The former was hurtful. The latter was scarring.


smonster - Jan 16, 2014 8:42:13 am PST #8250 of 30002
We won’t stop until everyone is gay.

~ma to Hil and to sj.

I bet smonster would be awake after she unrolled the sheet for her treat.

Unless my treat is JGL*, you severely underestimate my capacity for going back to sleep.

* YES PLEASE. Although then I'd be awake but not interested in leaving the bed. Ever.


Connie Neil - Jan 16, 2014 8:53:07 am PST #8251 of 30002
brillig

I was targeted in middle school. While the actual acts I've put behind me, I've always been baffled by Why? What triggers the predator instinct in other kids? Is it enough to be smart and willing to show it? My family wasn't any poorer than the rest of them, I didn't have any observable differences--unless red hair counted--and I wasn't trying to interfere in anyone's relationships. And I didn't hang around the middle school/high school kids afterwards to ask them later. Ah, well, another thing to ask Elijah when he shows up.


sj - Jan 16, 2014 9:13:46 am PST #8252 of 30002
"There are few hours in life more agreeable than the hour dedicated to the ceremony known as afternoon tea."

While I think there probably is some distinction to be made between exclusionary behavior and bullying. In my experience, one often leads to the other. The little ones who are deciding that they don't want to play with certain kids and are telling their friends they can't play with them either are likely to be the bullies in the older grades.


Toddson - Jan 16, 2014 9:15:56 am PST #8253 of 30002
Friends don't let friends read "Atlas Shrugged"

I think the line may be between not wanting to play with someone and convincing all their friends to exclude the same kid ... and, often, letting the excluded kid know that they're being shut out.

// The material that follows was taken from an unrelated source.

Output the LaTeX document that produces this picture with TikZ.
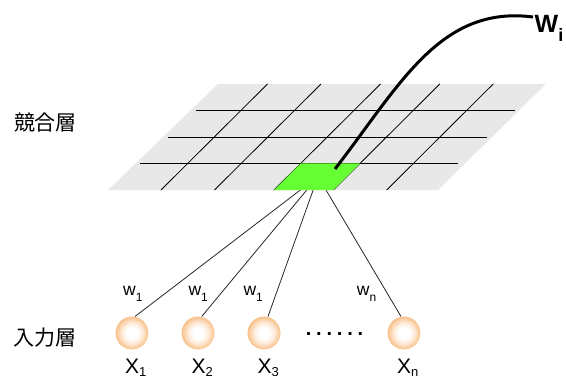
\documentclass[tikz,border=0pt]{standalone}
\usepackage{fontspec}
\setmainfont{Liberation Sans}
\newfontfamily\cjk{Noto Sans CJK JP}
\definecolor{planegray}{HTML}{E8E8E8}
\definecolor{cellgreen}{HTML}{66FF33}
\definecolor{orbout}{HTML}{F2A252}
\definecolor{orbmid}{HTML}{F9C694}
\definecolor{orbin}{HTML}{FEEEDF}
\definecolor{orbrim}{HTML}{E99A4C}
\pgfdeclareradialshading{orb}{\pgfpoint{0bp}{0bp}}{color(0bp)=(white); color(8bp)=(white); color(15bp)=(orbin); color(24bp)=(orbmid); color(32bp)=(orbout); color(35bp)=(orbrim); color(50bp)=(orbrim)}
\newcommand\wsub[1]{\raisebox{-5.5pt}{\fontsize{12}{12}\selectfont #1}}
\newcommand\xsub[1]{\raisebox{-3.4pt}{\fontsize{13}{13}\selectfont #1}}
\tikzset{
  orbnode/.style={circle, minimum size=32.6pt, inner sep=0pt, shading=orb},
  conn/.style={draw=black!85, line width=0.8pt},
  gridline/.style={draw=black, line width=0.8pt},
  wlab/.style={anchor=base west, inner sep=0pt, font=\fontsize{17.5}{17.5}\selectfont},
  xlab/.style={anchor=base west, inner sep=0pt, font=\fontsize{21}{21}\selectfont},
  layerlab/.style={inner sep=0pt, font=\cjk\fontsize{21}{21}\selectfont},
}
\begin{document}
\begin{tikzpicture}[x=1pt,y=-1pt]
\useasboundingbox (0,0) rectangle (566,380);
% nodes
\coordinate (c) at (318,176.5);
\node[orbnode] (b1) at (132,333) {};
\node[orbnode] (b2) at (198,333) {};
\node[orbnode] (b3) at (264,333) {};
\node[orbnode] (b4) at (404,333) {};
% connectors (under the plane)
\draw[conn] (c) -- ([xshift=3pt]b1.north);
\draw[conn] (c) -- ([xshift=3.7pt]b2.north);
\draw[conn] (c) -- ([xshift=4pt]b3.north);
\draw[conn] (c) -- ([xshift=-3pt]b4.north);
% redraw balls on top of connectors
\foreach \p in {b1,b2,b3,b4} { \shade[shading=orb] (\p) circle (16.3pt); }
% competitive layer plane
\fill[planegray] (108,190) -- (438,190) -- (546,84) -- (218,84) -- cycle;
\draw[gridline] (196,110.7) -- (515,110.7);
\draw[gridline] (168,137.3) -- (487,137.3);
\draw[gridline] (140,163.3) -- (458,163.3);
\draw[gridline] (161,190) -- (267.5,84);
\draw[gridline] (214.5,190) -- (321,84);
\draw[gridline] (274,190) -- (380.5,84);
\draw[gridline] (333.3,190) -- (439.8,84);
\draw[gridline] (386.7,190) -- (493.2,84);
\fill[cellgreen] (274,190) -- (333.3,190) -- (360.1,163.3) -- (300.8,163.3) -- cycle;
% weight vector curve
\coordinate (wend) at (533,17);
\coordinate (wstart) at (335,169);
\draw[line width=3pt] (wstart) .. controls (400,85) and (440,5) .. (wend);
\node[anchor=base west, inner sep=0pt] (wi) at (534.5,32.3) {\fontsize{25}{25}\selectfont\bfseries W\raisebox{-9.4pt}{\fontsize{18}{18}\selectfont i}};
% labels
\node[layerlab] (comp) at (45.5,123) {競合層};
\node[layerlab] (inp) at (45,337.5) {入力層};
\node[wlab] (w1) at (123,295.5) {w\wsub{1}};
\node[wlab] (w2) at (188.3,295.5) {w\wsub{1}};
\node[wlab] (w3) at (243.3,295.5) {w\wsub{1}};
\node[wlab] (wn) at (356.7,295.5) {w\wsub{n}};
\node[xlab] (x1) at (125,373.3) {X\xsub{1}};
\node[xlab] (x2) at (191.5,373.3) {X\xsub{2}};
\node[xlab] (x3) at (257.5,373.3) {X\xsub{3}};
\node[xlab] (xn) at (397,373.3) {X\xsub{n}};
\node[anchor=base, inner sep=0pt, font=\fontsize{20}{20}\selectfont\bfseries] (dots) at (334.5,335.5) {.\hspace{4.8pt}.\hspace{4.8pt}.\hspace{4.8pt}.\hspace{4.8pt}.\hspace{4.8pt}.};
\end{tikzpicture}
\end{document}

erikaj - Jan 16, 2014 9:19:32 am PST #8254 of 30002
Always Anti-fascist!

wrod.


Trudy Booth - Jan 16, 2014 9:34:39 am PST #8255 of 30002
Greece's financial crisis threatens to take down all of Western civilization - a civilization they themselves founded. A rather tragic irony - which is something they also invented. - Jon Stewart

I think the line may be between not wanting to play with someone and convincing all their friends to exclude the same kid ... and, often, letting the excluded kid know that they're being shut out.

And then there is the next level. Exclusion or even blunt exclusion were fond memories once they ramped it up flat-out harassment.


Sophia Brooks - Jan 16, 2014 9:42:17 am PST #8256 of 30002
Cats to become a rabbit should gather immediately now here

The thing that still tends to still effect my behavior to this day were the girls who would be nice to me, compliment me, etc either to laugh as soon as I walked away or to try and get me to say something that could be made fun of. I am still so suspicious of people who are nice! That was 2nd - 5th grade. I don't think people were particularly mean after that-- there was just a hierarchy established and we stuck to it.